There is no correct mark for an essay or piece of writing – it’s a matter of judgement. Whilst marks and grades might give a broad sense of standards as a loose proxy, students and teachers understand the actual quality of a piece of work in the detail by matching its features to the features of other exemplars . There’s a complex combination of overall quality with a sense of detailed criteria being met; repeated engagement in the evaluation process produces a schema for what ‘success’ looks like in the context of specific tasks.
This poem was one my son wrote in Year 2. It’s brilliant! But –heavily scaffolded. He’s achieved a high standard of writing with lots of support – but learning a lot in the process. The next step on the journey is to apply the learning independently or with less scaffolding.

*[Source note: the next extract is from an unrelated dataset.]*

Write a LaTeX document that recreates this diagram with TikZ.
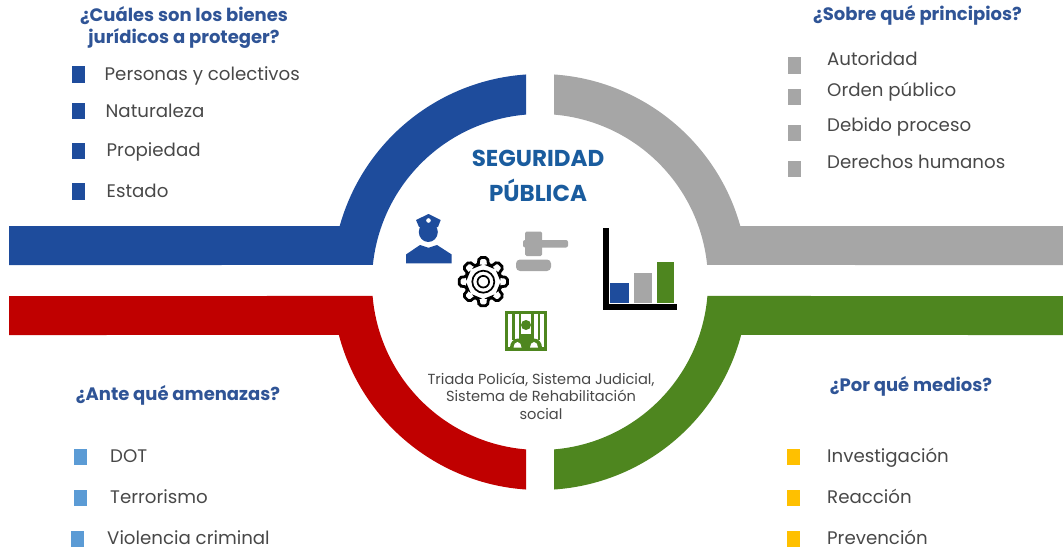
\documentclass[tikz,border=0pt]{standalone}
\usepackage{fontspec}
\setmainfont{Poppins}
\definecolor{cblue}{HTML}{1E4C9C}
\definecolor{cgrey}{HTML}{A6A6A6}
\definecolor{cred}{HTML}{C00000}
\definecolor{cgreen}{HTML}{4E861F}
\definecolor{ctitle}{HTML}{1A5C9E}
\definecolor{chead}{HTML}{2F5496}
\definecolor{ctext}{HTML}{484848}
\definecolor{clight}{HTML}{5B9BD5}
\definecolor{cyel}{HTML}{FFC000}
\tikzset{
 heading/.style={font=\fontsize{18}{22}\selectfont\bfseries, text=chead, align=center, inner sep=0pt},
 item/.style={font=\fontsize{18.2}{20}\selectfont, text=ctext, anchor=west, inner sep=0pt},
 title/.style={font=\fontsize{23}{35}\selectfont\bfseries, text=ctitle, align=center, inner sep=0pt},
 caption/.style={font=\fontsize{14.6}{17.5}\selectfont, text=ctext, align=center, inner sep=0pt},
 bul/.style={minimum width=13pt, minimum height=16.5pt, inner sep=0pt},
}
\begin{document}
\begin{tikzpicture}[x=1pt,y=-1pt]
\useasboundingbox (0,0) rectangle (1063,551);
% bands
\begin{scope}[shift={(540,282)}]
\fill[cblue] (-531,-56) -- (-164.38:208) arc[start angle=-164.38,end angle=-93.86,radius=208] -- (-94.78:168) arc[start angle=-94.78,end angle=-174.19,radius=168] -- (-531,-17) -- cycle;
\fill[cgrey] (523,-56) -- (-15.62:208) arc[start angle=-15.62,end angle=-86.14,radius=208] -- (-85.22:168) arc[start angle=-85.22,end angle=-5.81,radius=168] -- (523,-17) -- cycle;
\fill[cred] (-531,53) -- (165.24:208) arc[start angle=165.24,end angle=93.86,radius=208] -- (94.78:168) arc[start angle=94.78,end angle=175.22,radius=168] -- (-531,14) -- cycle;
\fill[cgreen] (523,53) -- (14.76:208) arc[start angle=14.76,end angle=86.14,radius=208] -- (85.22:168) arc[start angle=85.22,end angle=4.78,radius=168] -- (523,14) -- cycle;
\end{scope}
% centre text
\node[title] (t) at (538,175.5) {SEGURIDAD\\PÚBLICA};
\node[caption] (c) at (541,396) {Triada Policía, Sistema Judicial,\\Sistema de Rehabilitación\\social};
% police
\fill[cblue] (419,227) -- (416,220) -- (428.5,214) -- (440.7,220) -- (438,227) -- cycle;
\fill[cblue] (428.3,232) ellipse[x radius=9.5,y radius=10];
\fill[white] (428.5,220.5) circle[radius=2.3];
\fill[cblue] (406,263.3) -- (406,254.5) -- (420,245) -- (428.5,247.8) -- (437,245) -- (451.7,254.5) -- (451.7,263.3) -- cycle;
% gear
\begin{scope}[shift={(483.3,281.7)}]
\draw[black,line width=2.8pt,rounded corners=2pt] (-17:17.5) -- (-10:24.5) -- (10:24.5) -- (17:17.5)
 \foreach \a in {45,90,...,315}{ -- (\a-17:17.5) -- (\a-10:24.5) -- (\a+10:24.5) -- (\a+17:17.5) } -- cycle;
\draw[black,line width=1.7pt] (0,0) circle[radius=11];
\draw[black,line width=1.7pt] (0,0) circle[radius=5.8];
\end{scope}
% gavel
\fill[cgrey,rounded corners=1.5pt] (525,231.5) rectangle (542,256);
\fill[cgrey,rounded corners=2pt] (523,240) rectangle (568,247.5);
\fill[cgrey,rounded corners=4pt] (516,259.5) rectangle (551,271);
% chart
\fill[black] (602.5,228) rectangle (609,310);
\fill[black] (602.5,303.7) rectangle (677,310);
\fill[cblue] (610,283.3) rectangle (629,302.7);
\fill[cgrey] (633.7,273) rectangle (652.3,302.7);
\fill[cgreen] (656.7,262.3) rectangle (674.3,302.7);
% jail
\fill[cgreen] (504.7,311) rectangle (546.7,351);
\fill[white] (507.5,313.5) rectangle (544,347);
\foreach \x in {513.5,520,532.5,539}{\fill[cgreen] (\x-1.2,313) rectangle (\x+1.2,340);}
\fill[cgreen] (526,325) circle[radius=5];
\fill[cgreen] (519,348) -- (521,334) -- (531,334) -- (533,348) -- cycle;
\fill[cgreen] (510,347.5) arc[start angle=180,end angle=360,x radius=8,y radius=9] -- cycle;
\fill[cgreen] (526,347.5) arc[start angle=180,end angle=360,x radius=8,y radius=9] -- cycle;
\fill[white] (513.5,347.5) arc[start angle=180,end angle=360,x radius=4,y radius=5.5] -- cycle;
\fill[white] (530,347.5) arc[start angle=180,end angle=360,x radius=4,y radius=5.5] -- cycle;
% top left
\node[heading] (h1) at (184,28) {¿Cuáles son los bienes\\jurídicos a proteger?};
\node[bul,fill=cblue] (b11) at (78.5,74.5) {};
\node[bul,fill=cblue] (b12) at (78.5,111) {};
\node[bul,fill=cblue] (b13) at (78.5,151) {};
\node[bul,fill=cblue] (b14) at (78.5,191.5) {};
\node[item] (i11) at (104.5,76) {Personas y colectivos};
\node[item] (i12) at (105.5,111) {Naturaleza};
\node[item] (i13) at (106.5,151.5) {Propiedad};
\node[item] (i14) at (106.5,191) {Estado};
% top right
\node[heading] (h2) at (917.5,15) {¿Sobre qué principios?};
\node[bul,fill=cgrey] (b21) at (794,65.5) {};
\node[bul,fill=cgrey] (b22) at (794,97) {};
\node[bul,fill=cgrey] (b23) at (794,133) {};
\node[bul,fill=cgrey] (b24) at (794,169) {};
\node[item] (i21) at (827,59) {Autoridad};
\node[item] (i22) at (827,92) {Orden público};
\node[item] (i23) at (827,126.5) {Debido proceso};
\node[item] (i24) at (827,161.5) {Derechos humanos};
% bottom left
\node[heading] (h3) at (178,395.5) {¿Ante qué amenazas?};
\node[bul,fill=clight] (b31) at (80,457) {};
\node[bul,fill=clight] (b32) at (80,498) {};
\node[bul,fill=clight] (b33) at (77,539) {};
\node[item] (i31) at (110,456) {DOT};
\node[item] (i32) at (110,496.5) {Terrorismo};
\node[item] (i33) at (107,537.5) {Violencia criminal};
% bottom right
\node[heading] (h4) at (911,386) {¿Por qué medios?};
\node[bul,fill=cyel] (b41) at (793,457) {};
\node[bul,fill=cyel] (b42) at (793,498) {};
\node[bul,fill=cyel] (b43) at (793,539) {};
\node[item] (i41) at (827,457.5) {Investigación};
\node[item] (i42) at (827,496.5) {Reacción};
\node[item] (i43) at (827,537.5) {Prevención};
\end{tikzpicture}
\end{document}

Progress can be gauged by succeeding at the same task with less and less help.
Within a typical topic area -there’s a set of knowledge students typically need to gain for us and them to say ‘they know it’. However this is not an absolute measure; the is no actual limit and no real sense to ‘I know X’ or ‘I can do Y’ when there is nearly always ever more to know; ever greater depth to explore and explain. Progress manifests itself as knowing more, explaining in greater depth or with greater fluency. Again we need to compare examples to gain a sense of what level of depth constitutes success or excellence in a given context, in response to specific questions and challenges. However, whatever grade any student is given or score they gain on a test, there is always more they can know.. and that knowledge is definable and meaningful in ways that cannot be conveyed by grades and score themselves.
Set the standards
Establishing standards (What does excellence look like? ) is an important part of a learning process. This takes form differently in difficulty model and quality model assessments.
Engaging students in understanding ideas about success and excellence helps them to self-check as part of their ongoing self-regulation as they undertake the learning. Ultimately they are the people who need to know – not the teacher. Is it right? It is good enough? Is it excellent? Have I improved?

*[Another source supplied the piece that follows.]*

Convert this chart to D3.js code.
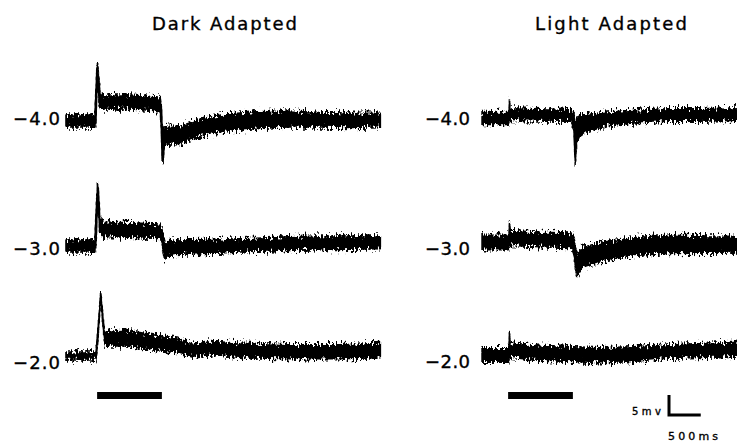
<!DOCTYPE html>
<html>
<head>
<meta charset="utf-8">
<script src="https://cdn.jsdelivr.net/npm/d3@7"></script>
<style>
  body { margin: 0; background: #fff; }
  svg { display: block; background: #fff; }
  text { font-family: "DejaVu Sans", "Liberation Sans", Arial, sans-serif; fill: #000; stroke: #000; stroke-width: 0.35px; }
</style>
</head>
<body>
<svg id="chart" width="737" height="442"></svg>
<script>
// Panel titles and intensity labels (log units)
const panelTitles = ["Dark Adapted", "Light Adapted"];
const intensityLabels = ["\u22124.0", "\u22123.0", "\u22122.0"];

// Stimulus window, ms
const stimulusMs = [490, 1510];

// Scale bar values
const scaleBarMs = 500;
const scaleBarMv = 5;

// Recorded responses: [time ms, envelope low mV, envelope high mV], relative to resting level
const dark4 = [
  [0, -1.5, 1.5], [455, -1.5, 1.5], [472, 0, 8], [490, 10, 14.5], [500, 9, 14],
  [520, 5, 10], [545, 3, 6.5], [600, 3, 6.5], [1000, 3.0, 6.5], [1450, 2.6, 6.0],
  [1485, 2.2, 5.6], [1500, -2, 4], [1515, -10, -1], [1528, -10.4, -2], [1545, -6.2, -1.8],
  [1600, -5.8, -1.3], [1800, -5.6, -1.3], [2100, -3.8, 0.4], [2500, -2.5, 1.7],
  [3000, -1.9, 2.3], [3500, -1.5, 2.5], [4000, -1.5, 2.1], [4500, -1.6, 1.9], [4950, -1.4, 1.9]
];
const dark3 = [
  [0, -1.5, 1.5], [455, -1.5, 1.5], [475, 1, 9], [497, 12, 15.7], [510, 9, 14],
  [530, 4, 8], [565, 2.4, 6.0], [1000, 2.2, 5.8], [1450, 1.9, 5.5], [1510, 1.0, 4.5],
  [1540, -2, 2], [1560, -3.5, 0.5], [1600, -2.6, 1.3], [1700, -2.1, 1.5], [2500, -1.7, 1.7],
  [3000, -1.3, 1.9], [3500, -1.1, 2.3], [4000, -0.9, 2.5], [4950, -0.7, 2.5]
];
const dark2 = [
  [0, -1, 1], [470, -1, 1], [490, 2, 4], [510, 6, 8], [530, 10.5, 12.5], [546, 14.5, 15.75],
  [565, 11, 13], [590, 6, 8], [615, 2.8, 5.5], [650, 2.5, 6.2], [950, 2.5, 6.4], [1420, 1.4, 5.2],
  [1750, 0.9, 4.5], [2000, -0.3, 2.9], [2300, 0.4, 3.6], [2800, -0.4, 3.2], [3500, -0.7, 2.8],
  [4300, -0.7, 2.8], [4950, -0.4, 3.1]
];
const light4 = [
  [80, -1.5, 1.5], [490, -1.5, 1.5], [505, -0.8, 1.8], [512, 0, 4.6], [520, -0.5, 2.7],
  [1000, -0.6, 2.4], [1490, -0.7, 2.2], [1525, -3, 1.5], [1548, -11.2, -2], [1570, -6, 0],
  [1610, -4.6, 0.9], [1730, -3.3, 1.0], [2050, -1.8, 1.6], [2460, -1.1, 2.0], [3000, -0.7, 2.4],
  [3500, -0.7, 2.4], [4200, -0.4, 2.7]
];
const light3 = [
  [80, -1.7, 1.9], [490, -1.7, 1.9], [505, -1, 2.5], [512, 0, 5], [525, -0.6, 3.1],
  [1000, -0.9, 2.7], [1480, -1.1, 2.5], [1510, -1.5, 2.2], [1540, -5, 0], [1575, -8.4, -3],
  [1650, -6.4, -1.2], [1940, -4.7, 0.1], [2460, -3.1, 1.3], [3000, -2.6, 1.9], [4200, -2.5, 1.6]
];
const light2 = [
  [80, -1.7, 1.7], [495, -1.7, 1.7], [505, -1, 3], [512, 0, 5.5], [522, -0.4, 3.1],
  [900, -1.1, 2.6], [1520, -1.5, 2.2], [1940, -1.8, 1.9], [2460, -1.5, 2.2], [2990, -0.7, 2.6],
  [3510, -0.5, 3.0], [4200, -0.1, 3.3]
];

const darkTraces = [dark4, dark3, dark2];
const lightTraces = [light4, light3, light2];

// ---- layout ----
const W = 737, H = 442;
const pxPerMs = 0.0635;
const pxPerMv = 4;

const svg = d3.select("#chart");

// Ragged edge for the noisy recordings
const defs = svg.append("defs");
const filt = defs.append("filter")
  .attr("id", "ragged")
  .attr("x", "-5%").attr("y", "-40%").attr("width", "110%").attr("height", "180%")
  .attr("color-interpolation-filters", "sRGB");
filt.append("feTurbulence")
  .attr("type", "fractalNoise").attr("baseFrequency", "0.55 0.25")
  .attr("numOctaves", 2).attr("seed", 7).attr("result", "turb");
filt.append("feColorMatrix")
  .attr("in", "turb").attr("type", "matrix")
  .attr("values", "0 0 0 0 0.5  0 1.8 0 0 -0.4  0 0 0 0 0  0 0 0 0 1")
  .attr("result", "map");
filt.append("feDisplacementMap")
  .attr("in", "SourceGraphic").attr("in2", "map")
  .attr("scale", 8).attr("xChannelSelector", "R").attr("yChannelSelector", "G");

const panels = [
  { title: panelTitles[0], titleX: 224.5, titleLen: 145,
    x: d3.scaleLinear().domain([0, 5000]).range([66, 66 + 5000 * pxPerMs]),
    traces: darkTraces, rows: [121, 246, 356], labelX: 13, labelLen: 47,
    labelY: [125, 255, 369] },
  { title: panelTitles[1], titleX: 611, titleLen: 152,
    x: d3.scaleLinear().domain([0, 5000]).range([477, 477 + 5000 * pxPerMs]),
    traces: lightTraces, rows: [118.5, 243, 355.5], labelX: 425, labelLen: 45,
    labelY: [125, 255, 368] }
];

// voltage (mV) -> vertical offset from a row's resting level
const yMv = d3.scaleLinear().domain([0, 1]).range([0, -pxPerMv]);

const clip = defs.append("clipPath").attr("id", "frame");
clip.append("rect").attr("x", 0).attr("y", 0).attr("width", W).attr("height", H);

const plot = svg.append("g").attr("clip-path", "url(#frame)");

panels.forEach(p => {
  plot.append("text")
    .attr("x", p.titleX).attr("y", 30)
    .attr("text-anchor", "middle")
    .attr("font-size", 18)
    .attr("textLength", p.titleLen).attr("lengthAdjust", "spacing")
    .text(p.title);

  const area = d3.area()
    .x(d => p.x(d[0]))
    .y0(d => yMv(d[1]))
    .y1(d => yMv(d[2]))
    .curve(d3.curveLinear);

  p.traces.forEach((trace, i) => {
    const row = plot.append("g").attr("transform", `translate(0,${p.rows[i]})`);
    row.append("path")
      .datum(trace)
      .attr("d", area)
      .attr("fill", "#000")
      .attr("stroke", "#000")
      .attr("stroke-width", 1.6)
      .attr("stroke-linejoin", "round")
      .attr("filter", "url(#ragged)");

    plot.append("text")
      .attr("x", p.labelX).attr("y", p.labelY[i])
      .attr("font-size", 18)
      .attr("textLength", p.labelLen).attr("lengthAdjust", "spacing")
      .text(intensityLabels[i]);
  });

  // stimulus bar
  plot.append("rect")
    .attr("x", p.x(stimulusMs[0]))
    .attr("y", 392)
    .attr("width", p.x(stimulusMs[1]) - p.x(stimulusMs[0]))
    .attr("height", 7)
    .attr("fill", "#000");
});

// ---- scale bar (right panel time base) ----
const xs = panels[1].x;
const barT0 = 3000;
const cornerX = xs(barT0) + 1.5;
const cornerY = 415;
const vLen = -yMv(scaleBarMv);
const hLen = xs(barT0 + scaleBarMs) - xs(barT0);

const sb = plot.append("g");
sb.append("path")
  .attr("d", `M${cornerX},${cornerY - vLen} V${cornerY} H${cornerX + hLen}`)
  .attr("fill", "none")
  .attr("stroke", "#000")
  .attr("stroke-width", 3)
  .attr("stroke-linecap", "butt")
  .attr("stroke-linejoin", "miter");

sb.append("text")
  .attr("x", cornerX - 37).attr("y", 415)
  .attr("font-size", 10)
  .attr("textLength", 29).attr("lengthAdjust", "spacing")
  .text(`${scaleBarMv}mv`);

sb.append("text")
  .attr("x", cornerX - 1).attr("y", 440)
  .attr("font-size", 11)
  .attr("textLength", 50).attr("lengthAdjust", "spacing")
  .text(`${scaleBarMs}ms`);
</script>
</body>
</html>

In multiple areas, exemplars serve as a powerful reference point for developing a shared understanding of what standards mean – what is mediocre; what is excellent. This can be hard to achieve through rubrics and success criteria or descriptors. Showing multiple contrasting examples brings the criteria off the page, allowing students to compare their work and see for themselves where they might improve.
As with the KS2 moderation materials for writing, it is essential for there to be a process that allows teachers to share ideas about standards, linking impressionistic, holistic ideas of quality to detailed identifiable elements that can be taught – so students can see how to improve. In the absence of moderating exemplars and a process for comparing different samples teachers can’t know that their sense of the standards is the same as anyone else’s – and that then feeds into their students’ understanding.
Formative Assessment Tools.
Assessment obviously embraces the formative assessment that happens minute by minute during lessons through questioning, low-stakes retrieval tests and performances and dynamic, responsive feedback. The repertoire of techniques teachers can deploy is extensive. Doing these things well day in day out, matters a lot more than submitting ‘accurate data’ into the central database a few times a year.